── INPUT RECORDS

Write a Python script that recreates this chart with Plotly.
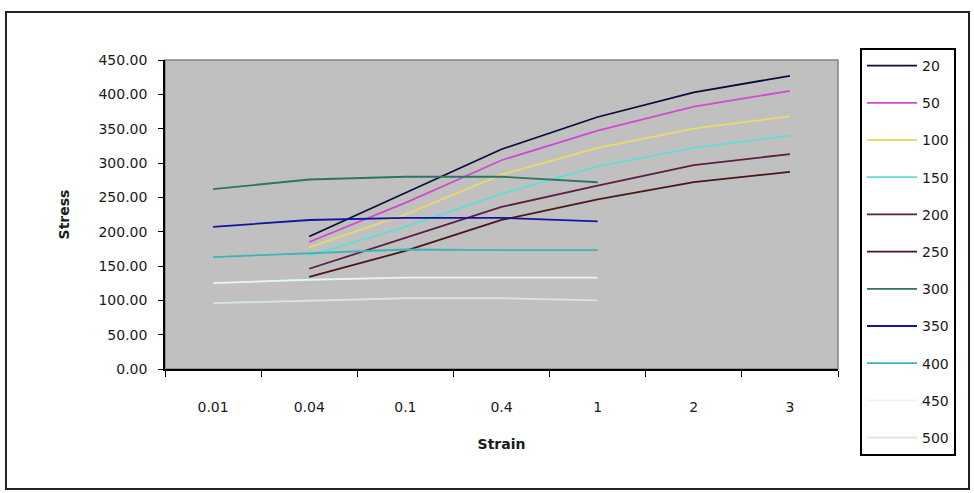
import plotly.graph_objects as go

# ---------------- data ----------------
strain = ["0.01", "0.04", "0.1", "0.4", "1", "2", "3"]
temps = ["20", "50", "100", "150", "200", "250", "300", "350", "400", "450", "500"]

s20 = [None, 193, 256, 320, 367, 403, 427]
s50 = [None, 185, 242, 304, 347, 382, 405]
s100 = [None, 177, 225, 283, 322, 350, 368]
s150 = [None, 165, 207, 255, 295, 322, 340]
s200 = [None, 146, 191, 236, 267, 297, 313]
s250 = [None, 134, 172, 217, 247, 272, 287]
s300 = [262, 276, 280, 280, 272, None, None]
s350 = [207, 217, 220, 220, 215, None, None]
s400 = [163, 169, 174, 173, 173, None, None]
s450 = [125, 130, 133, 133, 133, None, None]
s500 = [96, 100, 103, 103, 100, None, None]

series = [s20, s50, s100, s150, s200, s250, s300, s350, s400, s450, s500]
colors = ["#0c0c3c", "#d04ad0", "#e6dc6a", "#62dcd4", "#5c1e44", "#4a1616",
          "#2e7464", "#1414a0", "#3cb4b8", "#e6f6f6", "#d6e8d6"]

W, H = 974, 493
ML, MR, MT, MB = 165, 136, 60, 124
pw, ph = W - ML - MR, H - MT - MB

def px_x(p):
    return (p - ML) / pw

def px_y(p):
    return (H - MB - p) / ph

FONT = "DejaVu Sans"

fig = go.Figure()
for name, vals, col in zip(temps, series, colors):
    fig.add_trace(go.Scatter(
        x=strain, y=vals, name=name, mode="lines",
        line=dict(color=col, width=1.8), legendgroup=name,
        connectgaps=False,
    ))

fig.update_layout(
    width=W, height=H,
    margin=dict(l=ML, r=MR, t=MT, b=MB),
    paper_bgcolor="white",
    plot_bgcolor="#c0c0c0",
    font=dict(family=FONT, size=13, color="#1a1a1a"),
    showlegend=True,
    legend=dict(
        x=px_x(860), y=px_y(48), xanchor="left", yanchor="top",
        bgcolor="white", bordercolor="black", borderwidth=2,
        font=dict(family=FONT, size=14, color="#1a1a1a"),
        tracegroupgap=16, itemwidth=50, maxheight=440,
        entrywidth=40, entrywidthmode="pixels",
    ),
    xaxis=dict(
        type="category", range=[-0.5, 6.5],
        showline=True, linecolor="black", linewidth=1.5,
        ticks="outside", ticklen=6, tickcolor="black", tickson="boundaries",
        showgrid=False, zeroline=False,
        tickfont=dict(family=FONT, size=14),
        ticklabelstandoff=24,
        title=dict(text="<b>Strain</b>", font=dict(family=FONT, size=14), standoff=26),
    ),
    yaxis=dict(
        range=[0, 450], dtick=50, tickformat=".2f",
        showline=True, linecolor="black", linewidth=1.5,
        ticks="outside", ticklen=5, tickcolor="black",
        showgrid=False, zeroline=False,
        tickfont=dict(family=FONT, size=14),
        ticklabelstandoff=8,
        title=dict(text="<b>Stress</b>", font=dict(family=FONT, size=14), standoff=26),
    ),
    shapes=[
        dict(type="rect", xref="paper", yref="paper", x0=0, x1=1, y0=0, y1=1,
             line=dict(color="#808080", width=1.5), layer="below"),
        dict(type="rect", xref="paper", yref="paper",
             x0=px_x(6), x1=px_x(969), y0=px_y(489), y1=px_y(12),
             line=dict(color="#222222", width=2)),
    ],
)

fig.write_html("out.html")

────
── INPUT RECORDS

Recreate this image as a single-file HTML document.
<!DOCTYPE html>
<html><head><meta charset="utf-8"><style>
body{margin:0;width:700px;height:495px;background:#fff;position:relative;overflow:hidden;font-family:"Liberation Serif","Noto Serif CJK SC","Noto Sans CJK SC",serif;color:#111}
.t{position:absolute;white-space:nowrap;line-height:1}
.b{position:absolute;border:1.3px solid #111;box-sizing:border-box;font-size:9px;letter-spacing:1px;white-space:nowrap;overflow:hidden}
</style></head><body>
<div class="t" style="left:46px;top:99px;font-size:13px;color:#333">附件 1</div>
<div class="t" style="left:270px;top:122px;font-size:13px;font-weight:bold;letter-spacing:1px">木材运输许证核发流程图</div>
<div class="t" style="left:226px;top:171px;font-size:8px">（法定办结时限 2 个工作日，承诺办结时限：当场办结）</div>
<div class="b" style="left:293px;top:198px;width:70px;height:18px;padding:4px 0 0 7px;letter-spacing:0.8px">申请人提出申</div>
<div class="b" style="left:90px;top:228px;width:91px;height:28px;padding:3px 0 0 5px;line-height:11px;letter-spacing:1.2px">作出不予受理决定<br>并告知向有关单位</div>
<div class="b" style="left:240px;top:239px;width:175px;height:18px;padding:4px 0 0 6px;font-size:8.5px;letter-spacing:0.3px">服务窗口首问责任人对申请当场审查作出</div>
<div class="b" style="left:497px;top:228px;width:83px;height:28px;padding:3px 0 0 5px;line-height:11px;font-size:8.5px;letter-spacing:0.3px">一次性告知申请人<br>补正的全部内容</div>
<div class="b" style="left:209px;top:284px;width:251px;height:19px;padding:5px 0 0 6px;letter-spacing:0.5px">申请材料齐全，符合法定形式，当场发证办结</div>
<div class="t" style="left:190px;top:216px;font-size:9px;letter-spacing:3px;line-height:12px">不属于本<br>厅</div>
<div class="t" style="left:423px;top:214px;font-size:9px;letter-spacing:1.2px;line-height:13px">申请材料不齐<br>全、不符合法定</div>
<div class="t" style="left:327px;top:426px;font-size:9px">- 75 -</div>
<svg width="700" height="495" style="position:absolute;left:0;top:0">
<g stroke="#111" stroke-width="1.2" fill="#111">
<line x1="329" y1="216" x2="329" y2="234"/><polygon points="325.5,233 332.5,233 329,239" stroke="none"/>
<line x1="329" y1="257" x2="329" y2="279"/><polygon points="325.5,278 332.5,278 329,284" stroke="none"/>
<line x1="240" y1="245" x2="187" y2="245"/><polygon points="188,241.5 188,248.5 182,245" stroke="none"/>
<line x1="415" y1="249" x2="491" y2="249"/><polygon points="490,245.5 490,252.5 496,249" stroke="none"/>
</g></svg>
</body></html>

────

TASK INSTRUCTIONS -> Go through the listing above and list every line that has the word "this".

REPLY ->
Write a Python script that recreates this chart with Plotly.
Recreate this image as a single-file HTML document.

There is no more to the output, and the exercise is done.